» **WRITTEN INSTRUCTION**
Exact reproduction of the data is required, with images excluded.

» **RECORDED INFORMATION**
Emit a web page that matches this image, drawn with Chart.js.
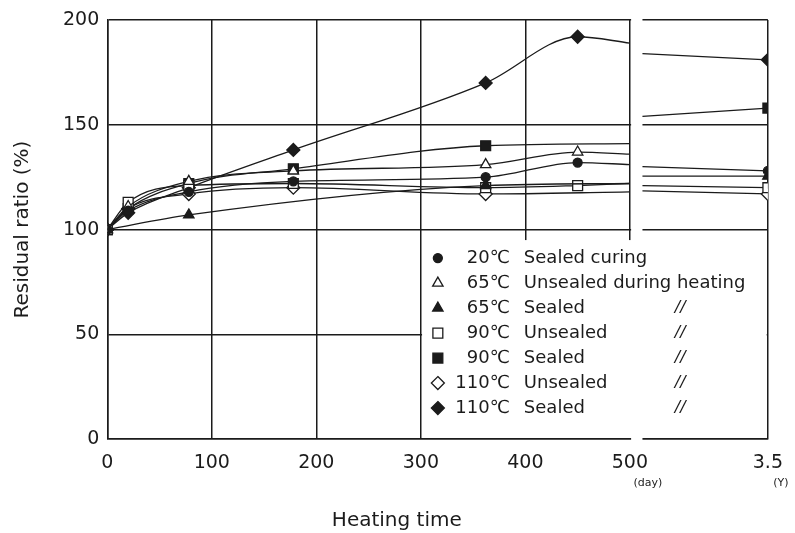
<!DOCTYPE html>
<html>
<head>
<meta charset="utf-8">
<script src="https://cdn.jsdelivr.net/npm/chart.js@4.4.0/dist/chart.umd.min.js"></script>
<style>
  html, body { margin: 0; padding: 0; background: #fff; }
</style>
</head>
<body>
<canvas id="residual_chart" width="795" height="533"></canvas>
<script>
// heating time (days); the 500 point only carries the line to the axis break
const days = [0, 20, 78, 178, 362, 450, 500];
// long-term part after the break: start of the segment, then 3.5 years
const GAP_END = 512;
const LONG_X = 632;
const tickValues = [0, 100, 200, 300, 400, 500, LONG_X];
const tickLabels = ['0', '100', '200', '300', '400', '500', '3.5'];

// residual ratio (%)
const sealedCuring20 = [100, 109, 118, 123, 125, 132, 131];
const sealedCuring20Long = [130, 128];
const unsealed65 = [100, 111, 123, 128, 131, 137, 136];
const sealed65 = [100, null, 107, null, 121, null, 122];
const sealed65Long = [125.5, 125.5];
const unsealed90 = [100, 113, 121, 122, 120, 121, 122];
const unsealed90Long = [121, 120];
const sealed90 = [100, 110, 122, 129, 140, null, 141];
const sealed90Long = [154, 158];
const unsealed110 = [100, 110, 117, 120, 117, null, 118];
const unsealed110Long = [118.5, 117];
const sealed110 = [100, 108, 120, 138, 170, 192, 189];
const sealed110Long = [184, 181];

const temps = ['20\u2103', '65\u2103', '65\u2103', '90\u2103', '90\u2103', '110\u2103', '110\u2103'];
const conditions = ['Sealed curing', 'Unsealed during heating', 'Sealed', 'Unsealed', 'Sealed', 'Unsealed', 'Sealed'];
const notes = ['', '', '//', '//', '//', '//', '//'];

const INK = '#1b1b1b';
const FONT = "'DejaVu Sans', sans-serif";

function buildData(vals, longVals) {
  const pts = [];
  days.forEach((d, i) => {
    if (vals[i] !== null) pts.push({ x: d, y: vals[i] });
  });
  if (longVals) {
    pts.push({ x: (500 + GAP_END) / 2, y: null });
    pts.push({ x: GAP_END, y: longVals[0] });
    pts.push({ x: LONG_X, y: longVals[1] });
  }
  return pts;
}

function makeSet(i, vals, longVals, style, filled, r) {
  return {
    label: temps[i] + ' ' + conditions[i],
    data: buildData(vals, longVals),
    borderColor: INK,
    borderWidth: 1.3,
    cubicInterpolationMode: 'monotone',
    spanGaps: false,
    pointStyle: style,
    filled: filled,
    markerRadius: r,
    pointRadius: (ctx) => {
      const x = ctx.raw ? ctx.raw.x : 0;
      return (x === 500 || x === GAP_END) ? 0 : r;
    },
    pointBackgroundColor: filled ? INK : '#fff',
    pointBorderColor: INK,
    pointBorderWidth: 1.3,
  };
}

function drawMarker(c, style, filled, x, y, r) {
  c.beginPath();
  if (style === 'circle') {
    c.arc(x, y, r, 0, Math.PI * 2);
  } else if (style === 'rect') {
    const s = r * Math.SQRT1_2;
    c.rect(x - s, y - s, 2 * s, 2 * s);
  } else if (style === 'rectRot') {
    c.moveTo(x, y - r); c.lineTo(x + r, y); c.lineTo(x, y + r); c.lineTo(x - r, y);
  } else if (style === 'triangle') {
    c.moveTo(x, y - r);
    c.lineTo(x + r * 0.866, y + r * 0.5);
    c.lineTo(x - r * 0.866, y + r * 0.5);
  }
  c.closePath();
  c.fillStyle = filled ? INK : '#fff';
  c.fill();
  c.lineWidth = 1.3;
  c.strokeStyle = INK;
  c.stroke();
}

// white break between 500 days and the long-term segment, plus the legend box
const breakAndLegend = {
  id: 'breakAndLegend',
  beforeDatasetsDraw(chart) {
    const c = chart.ctx;
    const xs = chart.scales.x, ys = chart.scales.y, area = chart.chartArea;
    c.save();
    c.fillStyle = '#fff';
    const g0 = xs.getPixelForValue(500) + 1.2;
    const g1 = xs.getPixelForValue(GAP_END);
    c.fillRect(g0, area.top - 3, g1 - g0, area.bottom - area.top + 6);
    const bx0 = xs.getPixelForValue(300) + 1.2;
    const bx1 = xs.getPixelForValue(LONG_X) - 1.2;
    const by0 = ys.getPixelForValue(95);
    const by1 = ys.getPixelForValue(0) - 1.2;
    c.fillRect(bx0, by0, bx1 - bx0, by1 - by0);
    c.restore();
  },
  afterDatasetsDraw(chart) {
    const c = chart.ctx;
    const xs = chart.scales.x, ys = chart.scales.y, area = chart.chartArea;
    const left = xs.getPixelForValue(300);
    const top = ys.getPixelForValue(95);
    c.save();
    c.fillStyle = INK;
    c.textBaseline = 'middle';
    chart.data.datasets.forEach((ds, i) => {
      const y = top + 18 + i * 25;
      drawMarker(c, ds.pointStyle, ds.filled, left + 17, y, ds.markerRadius);
      c.fillStyle = INK;
      c.font = '18px ' + FONT;
      c.textAlign = 'right';
      c.fillText(temps[i], left + 89, y);
      c.textAlign = 'left';
      c.fillText(conditions[i], left + 103, y);
      if (notes[i]) {
        c.font = 'italic 16px ' + FONT;
        c.fillText(notes[i], left + 254, y);
      }
    });
    // units under the break and the 3.5 tick, and the axis title
    c.font = '11px ' + FONT;
    c.textAlign = 'center';
    c.fillText('(day)', xs.getPixelForValue(500) + 18, area.bottom + 44);
    c.fillText('(Y)', xs.getPixelForValue(LONG_X) + 13, area.bottom + 44);
    c.font = '20px ' + FONT;
    c.fillText('Heating time', xs.getPixelForValue(277), area.bottom + 82);
    c.restore();
  }
};

const ctx = document.getElementById('residual_chart').getContext('2d');
const residualChart = new Chart(ctx, {
  type: 'line',
  data: {
    datasets: [
      makeSet(0, sealedCuring20, sealedCuring20Long, 'circle', true, 4.5),
      makeSet(1, unsealed65, null, 'triangle', false, 6),
      makeSet(2, sealed65, sealed65Long, 'triangle', true, 6),
      makeSet(3, unsealed90, unsealed90Long, 'rect', false, 7),
      makeSet(4, sealed90, sealed90Long, 'rect', true, 7),
      makeSet(5, unsealed110, unsealed110Long, 'rectRot', false, 6.5),
      makeSet(6, sealed110, sealed110Long, 'rectRot', true, 6.5),
    ],
  },
  options: {
    responsive: false,
    animation: false,
    layout: { padding: { left: 5, right: 27, top: 20, bottom: 47 } },
    plugins: {
      legend: { display: false },
      tooltip: { enabled: false },
    },
    scales: {
      x: {
        type: 'linear',
        min: 0,
        max: LONG_X,
        afterBuildTicks: (scale) => {
          scale.ticks = tickValues.map((v) => ({ value: v }));
        },
        grid: { color: INK, lineWidth: 1.5, drawTicks: false },
        border: { color: INK, width: 1.5 },
        ticks: {
          color: INK,
          font: { family: FONT, size: 19 },
          padding: 12,
          maxRotation: 0,
          callback: (v) => tickLabels[tickValues.indexOf(v)],
        },
      },
      y: {
        min: 0,
        max: 200,
        grid: { color: INK, lineWidth: 1.5, drawTicks: false },
        border: { color: INK, width: 1.5 },
        ticks: {
          stepSize: 50,
          color: INK,
          font: { family: FONT, size: 19 },
          padding: 8,
        },
        title: {
          display: true,
          text: 'Residual ratio (%)',
          color: INK,
          font: { family: FONT, size: 20 },
          padding: { top: 6, bottom: 20 },
        },
      },
    },
  },
  plugins: [breakAndLegend],
});
</script>
</body>
</html>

» **RESPONSE FOR THIS EXERCISE**
Emit a web page that matches this image, drawn with Chart.js.
<!DOCTYPE html>
<html>
<head>
<meta charset="utf-8">
<script src="https://cdn.jsdelivr.net/npm/chart.js@4.4.0/dist/chart.umd.min.js"></script>
<style>
  html, body { margin: 0; padding: 0; background: #fff; }
</style>
</head>
<body>
<canvas id="residual_chart" width="795" height="533"></canvas>
<script>
// heating time (days); the 500 point only carries the line to the axis break
const days = [0, 20, 78, 178, 362, 450, 500];
// long-term part after the break: start of the segment, then 3.5 years
const GAP_END = 512;
const LONG_X = 632;
const tickValues = [0, 100, 200, 300, 400, 500, LONG_X];
const tickLabels = ['0', '100', '200', '300', '400', '500', '3.5'];

// residual ratio (%)
const sealedCuring20 = [100, 109, 118, 123, 125, 132, 131];
const sealedCuring20Long = [130, 128];
const unsealed65 = [100, 111, 123, 128, 131, 137, 136];
const sealed65 = [100, null, 107, null, 121, null, 122];
const sealed65Long = [125.5, 125.5];
const unsealed90 = [100, 113, 121, 122, 120, 121, 122];
const unsealed90Long = [121, 120];
const sealed90 = [100, 110, 122, 129, 140, null, 141];
const sealed90Long = [154, 158];
const unsealed110 = [100, 110, 117, 120, 117, null, 118];
const unsealed110Long = [118.5, 117];
const sealed110 = [100, 108, 120, 138, 170, 192, 189];
const sealed110Long = [184, 181];

const temps = ['20\u2103', '65\u2103', '65\u2103', '90\u2103', '90\u2103', '110\u2103', '110\u2103'];
const conditions = ['Sealed curing', 'Unsealed during heating', 'Sealed', 'Unsealed', 'Sealed', 'Unsealed', 'Sealed'];
const notes = ['', '', '//', '//', '//', '//', '//'];

const INK = '#1b1b1b';
const FONT = "'DejaVu Sans', sans-serif";

function buildData(vals, longVals) {
  const pts = [];
  days.forEach((d, i) => {
    if (vals[i] !== null) pts.push({ x: d, y: vals[i] });
  });
  if (longVals) {
    pts.push({ x: (500 + GAP_END) / 2, y: null });
    pts.push({ x: GAP_END, y: longVals[0] });
    pts.push({ x: LONG_X, y: longVals[1] });
  }
  return pts;
}

function makeSet(i, vals, longVals, style, filled, r) {
  return {
    label: temps[i] + ' ' + conditions[i],
    data: buildData(vals, longVals),
    borderColor: INK,
    borderWidth: 1.3,
    cubicInterpolationMode: 'monotone',
    spanGaps: false,
    pointStyle: style,
    filled: filled,
    markerRadius: r,
    pointRadius: (ctx) => {
      const x = ctx.raw ? ctx.raw.x : 0;
      return (x === 500 || x === GAP_END) ? 0 : r;
    },
    pointBackgroundColor: filled ? INK : '#fff',
    pointBorderColor: INK,
    pointBorderWidth: 1.3,
  };
}

function drawMarker(c, style, filled, x, y, r) {
  c.beginPath();
  if (style === 'circle') {
    c.arc(x, y, r, 0, Math.PI * 2);
  } else if (style === 'rect') {
    const s = r * Math.SQRT1_2;
    c.rect(x - s, y - s, 2 * s, 2 * s);
  } else if (style === 'rectRot') {
    c.moveTo(x, y - r); c.lineTo(x + r, y); c.lineTo(x, y + r); c.lineTo(x - r, y);
  } else if (style === 'triangle') {
    c.moveTo(x, y - r);
    c.lineTo(x + r * 0.866, y + r * 0.5);
    c.lineTo(x - r * 0.866, y + r * 0.5);
  }
  c.closePath();
  c.fillStyle = filled ? INK : '#fff';
  c.fill();
  c.lineWidth = 1.3;
  c.strokeStyle = INK;
  c.stroke();
}

// white break between 500 days and the long-term segment, plus the legend box
const breakAndLegend = {
  id: 'breakAndLegend',
  beforeDatasetsDraw(chart) {
    const c = chart.ctx;
    const xs = chart.scales.x, ys = chart.scales.y, area = chart.chartArea;
    c.save();
    c.fillStyle = '#fff';
    const g0 = xs.getPixelForValue(500) + 1.2;
    const g1 = xs.getPixelForValue(GAP_END);
    c.fillRect(g0, area.top - 3, g1 - g0, area.bottom - area.top + 6);
    const bx0 = xs.getPixelForValue(300) + 1.2;
    const bx1 = xs.getPixelForValue(LONG_X) - 1.2;
    const by0 = ys.getPixelForValue(95);
    const by1 = ys.getPixelForValue(0) - 1.2;
    c.fillRect(bx0, by0, bx1 - bx0, by1 - by0);
    c.restore();
  },
  afterDatasetsDraw(chart) {
    const c = chart.ctx;
    const xs = chart.scales.x, ys = chart.scales.y, area = chart.chartArea;
    const left = xs.getPixelForValue(300);
    const top = ys.getPixelForValue(95);
    c.save();
    c.fillStyle = INK;
    c.textBaseline = 'middle';
    chart.data.datasets.forEach((ds, i) => {
      const y = top + 18 + i * 25;
      drawMarker(c, ds.pointStyle, ds.filled, left + 17, y, ds.markerRadius);
      c.fillStyle = INK;
      c.font = '18px ' + FONT;
      c.textAlign = 'right';
      c.fillText(temps[i], left + 89, y);
      c.textAlign = 'left';
      c.fillText(conditions[i], left + 103, y);
      if (notes[i]) {
        c.font = 'italic 16px ' + FONT;
        c.fillText(notes[i], left + 254, y);
      }
    });
    // units under the break and the 3.5 tick, and the axis title
    c.font = '11px ' + FONT;
    c.textAlign = 'center';
    c.fillText('(day)', xs.getPixelForValue(500) + 18, area.bottom + 44);
    c.fillText('(Y)', xs.getPixelForValue(LONG_X) + 13, area.bottom + 44);
    c.font = '20px ' + FONT;
    c.fillText('Heating time', xs.getPixelForValue(277), area.bottom + 82);
    c.restore();
  }
};

const ctx = document.getElementById('residual_chart').getContext('2d');
const residualChart = new Chart(ctx, {
  type: 'line',
  data: {
    datasets: [
      makeSet(0, sealedCuring20, sealedCuring20Long, 'circle', true, 4.5),
      makeSet(1, unsealed65, null, 'triangle', false, 6),
      makeSet(2, sealed65, sealed65Long, 'triangle', true, 6),
      makeSet(3, unsealed90, unsealed90Long, 'rect', false, 7),
      makeSet(4, sealed90, sealed90Long, 'rect', true, 7),
      makeSet(5, unsealed110, unsealed110Long, 'rectRot', false, 6.5),
      makeSet(6, sealed110, sealed110Long, 'rectRot', true, 6.5),
    ],
  },
  options: {
    responsive: false,
    animation: false,
    layout: { padding: { left: 5, right: 27, top: 20, bottom: 47 } },
    plugins: {
      legend: { display: false },
      tooltip: { enabled: false },
    },
    scales: {
      x: {
        type: 'linear',
        min: 0,
        max: LONG_X,
        afterBuildTicks: (scale) => {
          scale.ticks = tickValues.map((v) => ({ value: v }));
        },
        grid: { color: INK, lineWidth: 1.5, drawTicks: false },
        border: { color: INK, width: 1.5 },
        ticks: {
          color: INK,
          font: { family: FONT, size: 19 },
          padding: 12,
          maxRotation: 0,
          callback: (v) => tickLabels[tickValues.indexOf(v)],
        },
      },
      y: {
        min: 0,
        max: 200,
        grid: { color: INK, lineWidth: 1.5, drawTicks: false },
        border: { color: INK, width: 1.5 },
        ticks: {
          stepSize: 50,
          color: INK,
          font: { family: FONT, size: 19 },
          padding: 8,
        },
        title: {
          display: true,
          text: 'Residual ratio (%)',
          color: INK,
          font: { family: FONT, size: 20 },
          padding: { top: 6, bottom: 20 },
        },
      },
    },
  },
  plugins: [breakAndLegend],
});
</script>
</body>
</html>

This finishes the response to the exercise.